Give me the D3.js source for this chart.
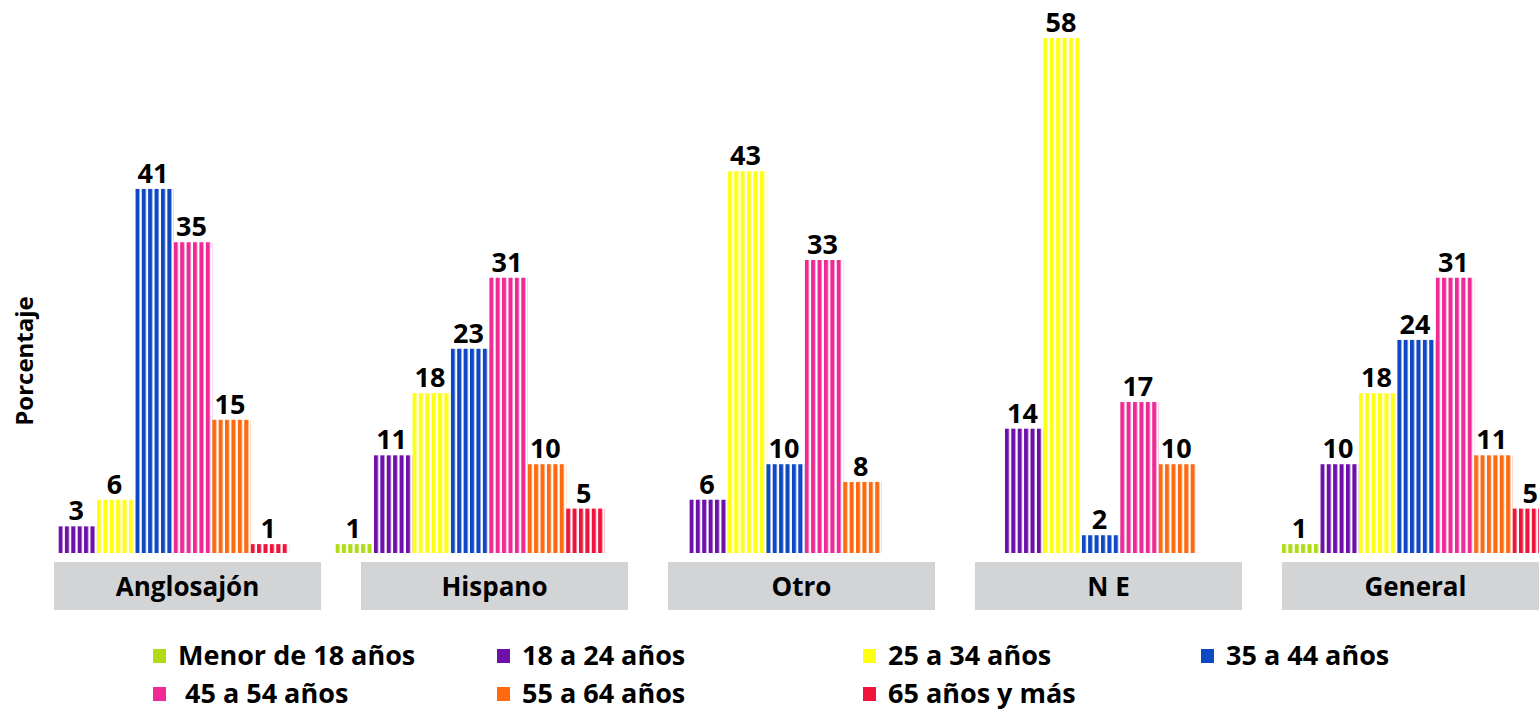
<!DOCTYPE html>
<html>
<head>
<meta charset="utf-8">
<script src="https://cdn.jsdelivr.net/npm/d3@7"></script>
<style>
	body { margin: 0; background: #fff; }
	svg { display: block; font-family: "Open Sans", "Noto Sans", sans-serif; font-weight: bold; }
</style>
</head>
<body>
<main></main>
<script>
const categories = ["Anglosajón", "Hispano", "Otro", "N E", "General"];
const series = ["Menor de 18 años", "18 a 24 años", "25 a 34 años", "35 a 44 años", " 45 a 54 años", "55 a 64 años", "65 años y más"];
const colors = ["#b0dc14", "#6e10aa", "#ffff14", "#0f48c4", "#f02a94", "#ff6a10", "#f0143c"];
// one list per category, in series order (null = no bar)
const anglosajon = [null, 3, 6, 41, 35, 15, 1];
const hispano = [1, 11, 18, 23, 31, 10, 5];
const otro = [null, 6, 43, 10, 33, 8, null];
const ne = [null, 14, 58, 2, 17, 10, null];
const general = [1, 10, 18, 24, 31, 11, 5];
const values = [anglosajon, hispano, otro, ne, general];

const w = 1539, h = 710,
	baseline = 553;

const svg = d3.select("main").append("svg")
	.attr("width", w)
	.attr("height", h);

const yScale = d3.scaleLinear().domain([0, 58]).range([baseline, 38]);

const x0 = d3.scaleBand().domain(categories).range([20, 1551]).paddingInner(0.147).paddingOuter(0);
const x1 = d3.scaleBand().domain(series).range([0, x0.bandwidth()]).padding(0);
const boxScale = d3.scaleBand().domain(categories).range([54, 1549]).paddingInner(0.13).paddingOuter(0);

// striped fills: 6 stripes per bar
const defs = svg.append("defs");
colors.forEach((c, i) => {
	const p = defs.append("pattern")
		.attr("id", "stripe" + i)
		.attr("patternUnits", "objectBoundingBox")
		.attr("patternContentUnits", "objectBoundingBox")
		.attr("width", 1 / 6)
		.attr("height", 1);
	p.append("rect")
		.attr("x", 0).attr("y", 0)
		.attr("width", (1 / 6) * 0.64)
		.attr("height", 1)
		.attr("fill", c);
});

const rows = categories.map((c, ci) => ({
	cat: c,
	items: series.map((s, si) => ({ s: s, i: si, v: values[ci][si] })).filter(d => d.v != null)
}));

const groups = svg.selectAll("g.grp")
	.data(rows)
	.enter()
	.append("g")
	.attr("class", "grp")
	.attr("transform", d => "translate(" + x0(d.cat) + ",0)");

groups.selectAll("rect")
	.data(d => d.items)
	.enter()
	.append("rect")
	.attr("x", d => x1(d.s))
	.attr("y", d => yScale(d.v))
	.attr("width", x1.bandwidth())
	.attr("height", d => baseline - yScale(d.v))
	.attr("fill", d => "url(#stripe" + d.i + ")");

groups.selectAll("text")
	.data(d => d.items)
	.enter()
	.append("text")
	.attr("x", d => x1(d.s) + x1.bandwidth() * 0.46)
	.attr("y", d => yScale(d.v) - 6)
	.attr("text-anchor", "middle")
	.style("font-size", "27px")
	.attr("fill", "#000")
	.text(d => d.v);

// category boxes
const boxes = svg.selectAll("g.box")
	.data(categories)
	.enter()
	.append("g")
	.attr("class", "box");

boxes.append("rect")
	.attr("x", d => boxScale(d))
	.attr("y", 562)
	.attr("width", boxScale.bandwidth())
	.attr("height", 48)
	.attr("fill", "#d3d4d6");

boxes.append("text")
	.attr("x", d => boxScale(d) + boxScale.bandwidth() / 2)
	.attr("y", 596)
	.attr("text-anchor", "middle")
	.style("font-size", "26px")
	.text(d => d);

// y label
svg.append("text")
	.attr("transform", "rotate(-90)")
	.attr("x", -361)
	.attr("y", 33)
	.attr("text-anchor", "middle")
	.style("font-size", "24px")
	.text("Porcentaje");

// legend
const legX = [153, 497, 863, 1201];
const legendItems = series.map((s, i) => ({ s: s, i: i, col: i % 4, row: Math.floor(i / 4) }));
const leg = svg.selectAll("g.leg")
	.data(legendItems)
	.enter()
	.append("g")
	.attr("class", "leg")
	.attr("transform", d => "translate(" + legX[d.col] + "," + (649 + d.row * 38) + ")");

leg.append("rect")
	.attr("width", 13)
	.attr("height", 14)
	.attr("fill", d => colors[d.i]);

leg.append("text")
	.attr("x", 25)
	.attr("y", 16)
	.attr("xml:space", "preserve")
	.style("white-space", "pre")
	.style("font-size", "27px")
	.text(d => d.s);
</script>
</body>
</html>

__Goal__
Pictures stay out. Repeat only the lines from the beginning of the data through the line that has "const values = [anglosajon, hispano, otro, ne, general];".

__Solution to the exercise__
Give me the D3.js source for this chart.
<!DOCTYPE html>
<html>
<head>
<meta charset="utf-8">
<script src="https://cdn.jsdelivr.net/npm/d3@7"></script>
<style>
	body { margin: 0; background: #fff; }
	svg { display: block; font-family: "Open Sans", "Noto Sans", sans-serif; font-weight: bold; }
</style>
</head>
<body>
<main></main>
<script>
const categories = ["Anglosajón", "Hispano", "Otro", "N E", "General"];
const series = ["Menor de 18 años", "18 a 24 años", "25 a 34 años", "35 a 44 años", " 45 a 54 años", "55 a 64 años", "65 años y más"];
const colors = ["#b0dc14", "#6e10aa", "#ffff14", "#0f48c4", "#f02a94", "#ff6a10", "#f0143c"];
// one list per category, in series order (null = no bar)
const anglosajon = [null, 3, 6, 41, 35, 15, 1];
const hispano = [1, 11, 18, 23, 31, 10, 5];
const otro = [null, 6, 43, 10, 33, 8, null];
const ne = [null, 14, 58, 2, 17, 10, null];
const general = [1, 10, 18, 24, 31, 11, 5];
const values = [anglosajon, hispano, otro, ne, general];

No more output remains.